By - November 25, 2011 (Updated: November 20, 2014)

Belgian Boudin Blanc

Belgian Boudin Blanc

As my food hero, Anthony Bourdain, says, every culture has its own version of ‘meat in tube form’. Belgium is no exception. Although boudin isn’t a strictly Belgian invention, it’s part of the fabric of food culture here and love it, or hate it, everyone has an opinion on it.

Charcuterie is one of the (many) foods we’ve developed a passion for, since moving to Europe. Sausages, hams and patés, weren’t my cup of tea back in Canada, but Europeans take cured meats to a whole other mouth-watering level. That said, many years passed, before I dared taste the pasty looking boudin.

For the uninitiated, boudin is a type of sausage, normally made from pork, but sometimes chicken or veal. It is typical to Belgium and France, but Germany, French Canada and the Cajuns of the southern United States, all have their own versions.

Boudin, in Belgium, comes in two main varieties: boudin blanc (white boudin) and boudin noir (black boudin). Boudin noir gets its dark red, almost black, colour from the addition of blood. Boudin blanc is very pale in colour, as there is no blood added, and the mixture often contains milk.

I’ll be the first to admit, neither of these combinations sounds particularly appetising. But the addition of herbs, spices and other ingredients, by a true boudin master, can elevate these unappealing looking sausages to new heights.

One of our favourite varieties is the boudin Liège, named after the city in Wallonia. This is a type of boudin blanc, with the addition of fresh herbs and milk – delicious.
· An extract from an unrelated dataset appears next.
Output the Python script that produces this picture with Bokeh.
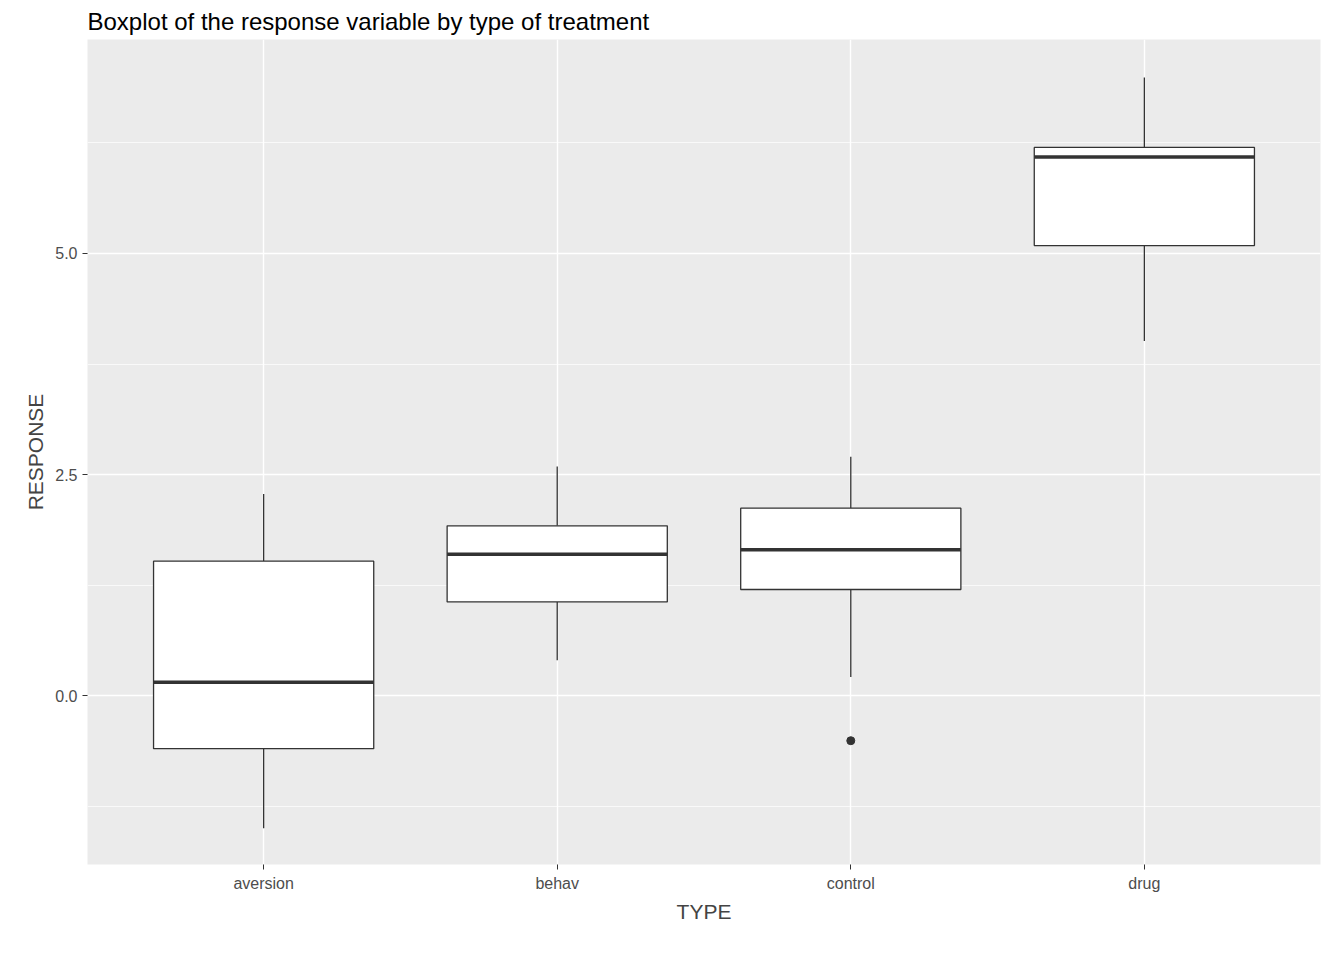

I was inspired to write about boudin today, after a visit to my local street market. One of our favourite stalls is run by a Walloon woman, who makes the most incredible patés and boudins. Normally her offerings extend to the blanc, noir and Liège varieties, but today she had many other flavours on offer.

Boudin Blanc

Boudin Blanc: (from the top down) Apricot, Truffle, Nut and Liège (right)

We arrived home with samples of our favourite boudin Liège along with apricot, nut and truffle boudins. You’ll see from the photo, we only chose varieties of boudin blanc, as we both find the flavour of boudin noir a bit harsh. But that’s the great thing about boudin in Belgium, there is a taste for everyone.

Boudin, paté and cheese

Boudin, paté and cheese, part of a balanced Belgian diet 😉

If you’re going to try boudin for the first time, make sure it is homemade and using fresh ingredients. You’ll find artisanal charcuteries at many of the markets in Belgium. To taste the boudins we buy, head to Place St. Josse on Thursdays and look for the charcuterie cart in front of Le Delizia restaurant.